Projection is a powerful psychological defense mechanism through which people offload their shameful feelings onto others.

At times this process can be subtle, even done nonverbally. You may feel a vague sense of unease, as if you are somehow flawed or tainted, with no clue as to where that feeling is coming from.

Other times the displaced emotions may hit you like a crescendo, as if you walked into a hornet’s nest.

Healthier people generally try not to discharge difficult feelings without thinking about the consequences to others. Narcissists have little such empathy to temper their rage.

THE BASICS

4. Someone other than the narcissist is always to blame

Narcissists find it exceedingly difficult to accept responsibility for their failings. They seek credit but are allergic to acknowledging fault.

This is a function of their character structure, which is protected by a shell game of pretenses. One way to spot a narcissist’s insecurities is to notice how strongly they deny, become defensive, or overreact.

The greater their defensiveness, the greater their perceived internal defects.

The more grandiose their pretense, the more intense their fears and insecurities.

5. Everyone is fair game

If a narcissist is upset enough, anyone is a potential target. There is no safe zone or out-of-bounds when it comes to narcissists’ rage. Healthier people try to avoid taking things out on innocent others or those closest to them. Narcissists hold no such distinctions, which is often why partners and family members closest to narcissists feel that a special antipathy is reserved for them.

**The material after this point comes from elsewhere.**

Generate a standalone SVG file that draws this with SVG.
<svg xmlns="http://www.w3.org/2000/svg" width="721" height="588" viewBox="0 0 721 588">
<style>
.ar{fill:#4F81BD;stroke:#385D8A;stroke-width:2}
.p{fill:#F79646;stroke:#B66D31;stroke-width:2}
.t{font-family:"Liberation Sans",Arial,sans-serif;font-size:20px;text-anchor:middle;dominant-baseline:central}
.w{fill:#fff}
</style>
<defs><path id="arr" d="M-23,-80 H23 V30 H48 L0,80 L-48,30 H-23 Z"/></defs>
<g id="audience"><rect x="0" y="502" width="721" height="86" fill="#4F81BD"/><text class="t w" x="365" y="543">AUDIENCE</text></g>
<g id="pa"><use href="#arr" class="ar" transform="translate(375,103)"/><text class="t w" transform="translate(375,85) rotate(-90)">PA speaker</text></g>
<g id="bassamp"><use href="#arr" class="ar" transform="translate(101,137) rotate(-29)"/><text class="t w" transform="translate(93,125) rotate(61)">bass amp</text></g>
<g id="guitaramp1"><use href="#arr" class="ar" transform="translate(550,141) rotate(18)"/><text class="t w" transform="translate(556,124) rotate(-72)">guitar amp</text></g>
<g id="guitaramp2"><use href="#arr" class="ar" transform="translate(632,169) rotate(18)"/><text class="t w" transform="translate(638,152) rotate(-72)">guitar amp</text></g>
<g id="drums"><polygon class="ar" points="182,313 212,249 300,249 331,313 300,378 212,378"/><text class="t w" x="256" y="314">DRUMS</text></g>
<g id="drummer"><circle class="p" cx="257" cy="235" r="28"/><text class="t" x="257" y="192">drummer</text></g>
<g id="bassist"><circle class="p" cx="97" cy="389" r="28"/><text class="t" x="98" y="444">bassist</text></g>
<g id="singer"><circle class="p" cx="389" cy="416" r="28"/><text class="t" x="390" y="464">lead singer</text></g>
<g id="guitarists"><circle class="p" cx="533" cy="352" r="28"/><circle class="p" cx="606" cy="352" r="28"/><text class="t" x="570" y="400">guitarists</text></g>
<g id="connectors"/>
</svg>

When narcissists feel you have let them down—often for failing to do something you had no idea you were expected to do—they feel rage. You are seen as a person who has hurt them unfairly and is therefore no longer human or someone they care about.

In viewing you as an object, they push you away to protect themselves or punish you for your “crimes.”

6. Gaslighting and covert insults are freely used to keep you feeling off balance and one-down

A narcissist may give you a backhanded compliment such as, “At least you’re being less of a jerk lately.”

They may gaslight you by hurting you, then claiming that your memory of the abuse is wrong or that you are "too sensitive."

As a result, you are left shaking your head in confusion or second-guessing yourself.

7. They dwell in double standards and hypocrisy

Narcissists can say one thing one day and the opposite the next. To you, it’s inconsistent. To a narcissist, words are a means to an end in each moment. Consistency or truth aren’t their priorities.

How to cope

The key to dealing with destructive narcissistic behavior and communication is to recognize that narcissists hold different norms and expectations than most of us.

Waking up to this reality is similar to coming to grips with a loved one’s alcoholism. We sometimes dwell in denial when someone close to us has an untreated addiction because the truth is painful to accept.

It is by reckoning with the reality of a loved one’s addiction that we can set healthy boundaries and let go of false expectations.

The same is true when dealing with narcissists.